The black experience is Ari telling her daughter of a black politician that she can’t be caught partying like the Bush and Clinton kids. The black experience is Hazel’s R&B career being threatened by ageism. The black experience is also Hazel leaving her home in the middle of the night with her robe and silk hair tie still on to whoop her cheating husband Derek -- played repugnantly by Malik Yoba-- on security camera footage like Solange in an elevator. So, if any of Hazel’s scorn feels authentically black, that’s because they genuinely are.

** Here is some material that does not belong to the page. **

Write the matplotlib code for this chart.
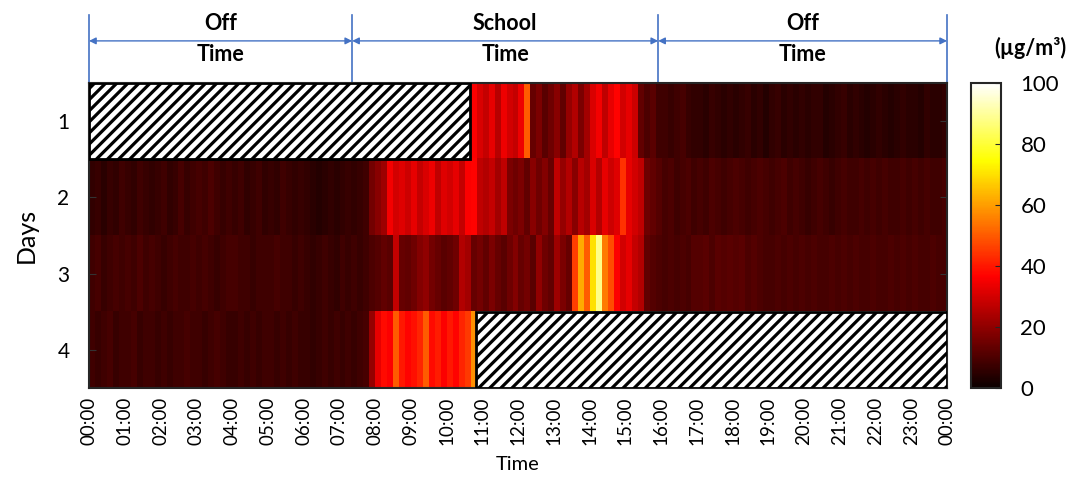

“I was talking with [Jill Scott] about [the show] when we were first discussing it and she was like, ‘Girl, you know I just went through a divorce?’ I was just like, ‘Oh, that’s fresh. I didn’t know that just happened,’” Oliver recalled during the panel. “She was like, ‘No, that’s good. I get to draw from some of that and use my art to deal with it.”
This show couldn’t have come at a better time. Even with black auteurs such as Donald Glover subverting comedy conventions to Emmy and Golden Globes gold, people of color are still largely underrepresented in TV, according to UCLA’s Hollywood Diversity Report of the 2016-2017 TV season. On top of that, there were only just a handful of black faces and stories nominated in the comedy categories at this year’s Emmys.
Mark Tallman has acted in numerous TV series including “Law & Order: Special Victims Unit,” “Rise” and “State of Affairs.” He told REVOLT TV that in all his years, “First Wives Club” was his first time on a show with a mostly black cast. To him, that’s why the acting on the show feels real. “There’s a family bond that is created on almost every set. But, man, you can’t help but be more comfortable with a bunch of black folks,” he said.
Buteau added: “There is a modern twist to it. The great thing about 2019 is that we can celebrate diversity. Twenty-three years ago, you were ‘the black friend’ or ‘the black neighbor.’ Now, it’s not that. But, also, women’s stories are timeless.”
The show has only been out for a few weeks and hasn’t been renewed for additional seasons yet. “We get into shows that have the potential to have a long story arc and return for several seasons. At the end of the day, we’re going to look hard at how our fans and subscribers respond to the show, as well, look at where the story is going,” Griffin closed.